Catherine McKenna is Minister of Environment and Climate Change but the Cabinet Committee on Environment, Climate Change and Energy is chaired by Stephane Dion with Chrystia Freeland as vice-chair.

Public Safety is given to Ralph Goodale whose experience will be called for to deal with Bill C-51 and work out how to amend the legislation in a way which is perceived as balancing security and rights. The Liberals must accomplish this even as rights are reduced to privileges with reasonable limits determined by the police authority, which keeps the civil power in check.

Jody Wilson-Raybould, a former BC Crown Prosecutor and BC Treaty Commissioner with whom several Indigenous nations and working people in BC have a negative experience, is Minister of Justice.

John McCallum, Canada’s Minister of Defence and Minister of Veterans Affairs under previous Liberal administrations, has been appointed Minister of Immigration, Citizenship and Refugees. His first job is to bring 25,000 Syrian refugees to Canada before the end of the year according to the pledge made by the Liberals. He will have to solve the problem of which refugees to pick according to criteria provided by the political police in charge of security, not to mention how they will be brought to Canada which some have said would require military transportation. Will the “moderate terrorists” in the pay of the U.S. and NATO coalition forces now being routed by the Syrian army with Russian help be taken in under the pretext of being displaced persons, as was done under Liberal watch with the Nazis after WWII?

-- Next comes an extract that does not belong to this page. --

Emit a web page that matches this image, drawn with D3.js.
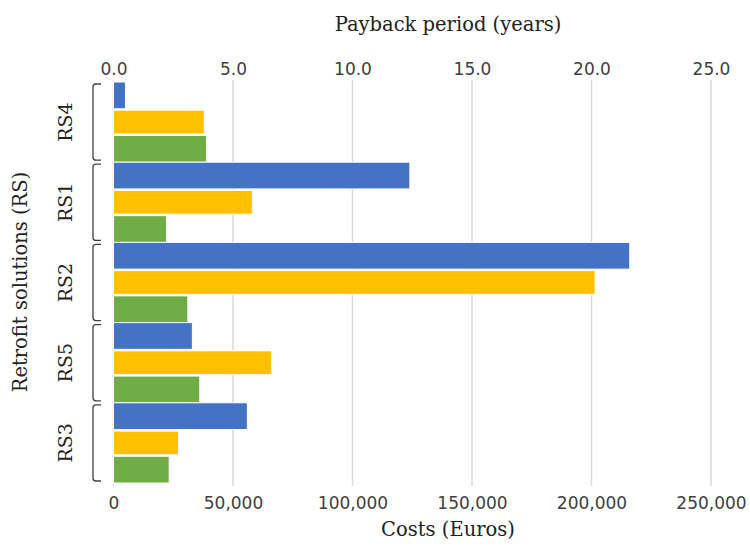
<!DOCTYPE html>
<html>
<head>
<meta charset="utf-8">
<script src="https://cdn.jsdelivr.net/npm/d3@7"></script>
<style>
  body { margin: 0; background: #fff; }
  .tick text { font-family: "DejaVu Sans", sans-serif; font-size: 17px; fill: #404040; }
  .title { font-family: "DejaVu Serif", serif; font-size: 19.5px; fill: #222; }
  .cat { font-family: "DejaVu Serif", serif; font-size: 19px; fill: #222; }
</style>
</head>
<body>
<svg id="viz" width="750" height="548"></svg>
<script>
// --- Data ---
const categories = ["RS4", "RS1", "RS2", "RS5", "RS3"];
const paybackYears = [0.5, 12.4, 21.6, 3.3, 5.6];          // blue, top axis
const costsA = [38000, 58100, 201500, 66200, 27200];        // yellow, bottom axis
const costsB = [38900, 22200, 31100, 36100, 23300];         // green, bottom axis
const costTicks = [0, 50000, 100000, 150000, 200000, 250000];
const yearTicks = [0, 5, 10, 15, 20, 25];

const COLORS = { blue: "#4472c4", yellow: "#ffc000", green: "#70ad47", grid: "#d9d9d9" };

const svg = d3.select("#viz");
const margin = { left: 113.5, top: 82, bottom: 483 };

const xCost = d3.scaleLinear().domain([0, 250000]).range([margin.left, 711]);
const xYear = d3.scaleLinear().domain([0, 25]).range([margin.left, 711]);

const yGroup = d3.scaleBand().domain(categories).range([margin.top, margin.bottom]);
const ySeries = d3.scaleBand().domain(["blue", "yellow", "green"]).range([0, yGroup.bandwidth()]);

// --- Gridlines ---
svg.append("g")
  .selectAll("line")
  .data(costTicks)
  .join("line")
  .attr("x1", d => xCost(d)).attr("x2", d => xCost(d))
  .attr("y1", 80).attr("y2", 486)
  .attr("stroke", COLORS.grid)
  .attr("stroke-width", 1.5);

// --- Bars ---
const rows = categories.map((c, i) => ({ cat: c, blue: paybackYears[i], yellow: costsA[i], green: costsB[i] }));
const bars = [];
rows.forEach(r => {
  bars.push({ cat: r.cat, s: "blue", x: xYear(r.blue) });
  bars.push({ cat: r.cat, s: "yellow", x: xCost(r.yellow) });
  bars.push({ cat: r.cat, s: "green", x: xCost(r.green) });
});

svg.append("g")
  .selectAll("rect")
  .data(bars)
  .join("rect")
  .attr("x", margin.left)
  .attr("y", d => yGroup(d.cat) + ySeries(d.s) + (d.s === "yellow" ? 1.5 : 0))
  .attr("width", d => d.x - margin.left)
  .attr("height", d => ySeries.bandwidth() - (d.s === "yellow" ? 3 : 0))
  .attr("fill", d => COLORS[d.s])
  .attr("stroke", "#fff")
  .attr("stroke-width", 1);

// --- Axes ---
const topAxis = d3.axisTop(xYear).tickValues(yearTicks).tickFormat(d3.format(".1f")).tickSize(0).tickPadding(0);
svg.append("g").attr("transform", "translate(0,75)").call(topAxis)
  .call(g => g.select(".domain").remove());

const bottomAxis = d3.axisBottom(xCost).tickValues(costTicks).tickFormat(d3.format(",")).tickSize(0).tickPadding(0);
svg.append("g").attr("transform", "translate(0,497)").call(bottomAxis)
  .call(g => g.select(".domain").remove());

// --- Category brackets and labels ---
const brk = svg.append("g");
categories.forEach(c => {
  const y0 = yGroup(c) + 2, y1 = yGroup(c) + yGroup.bandwidth() - 2;
  const xl = 93, xr = 101, r = 3;
  brk.append("path")
    .attr("d", `M${xr},${y0} L${xl + r},${y0} Q${xl},${y0} ${xl},${y0 + r} L${xl},${y1 - r} Q${xl},${y1} ${xl + r},${y1} L${xr},${y1}`)
    .attr("fill", "none")
    .attr("stroke", "#404040")
    .attr("stroke-width", 1.3);
  const cy = yGroup(c) + yGroup.bandwidth() / 2;
  brk.append("text")
    .attr("class", "cat")
    .attr("transform", `translate(72,${cy}) rotate(-90)`)
    .attr("text-anchor", "middle")
    .text(c);
});

// --- Titles ---
svg.append("text").attr("class", "title")
  .attr("x", 448).attr("y", 31).attr("text-anchor", "middle")
  .text("Payback period (years)");

svg.append("text").attr("class", "title")
  .attr("x", 448).attr("y", 536).attr("text-anchor", "middle")
  .text("Costs (Euros)");

svg.append("text").attr("class", "title")
  .attr("transform", "translate(27,282) rotate(-90)")
  .attr("text-anchor", "middle")
  .text("Retrofit solutions (RS)");
</script>
</body>
</html>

After all is said and done, as one journalist said prior to the swearing in, “Trudeau’s cabinet is the shape of things to come.” This pretty much says it all.

Note

1. Though industry is not recognized, Bains is also Registrar General of Canada, a position commonly assigned the Minister of Industry. The Registrar General is entrusted with the Great Seal of Canada and has responsibility for registering letters patent, commissions, instruments and proclamations.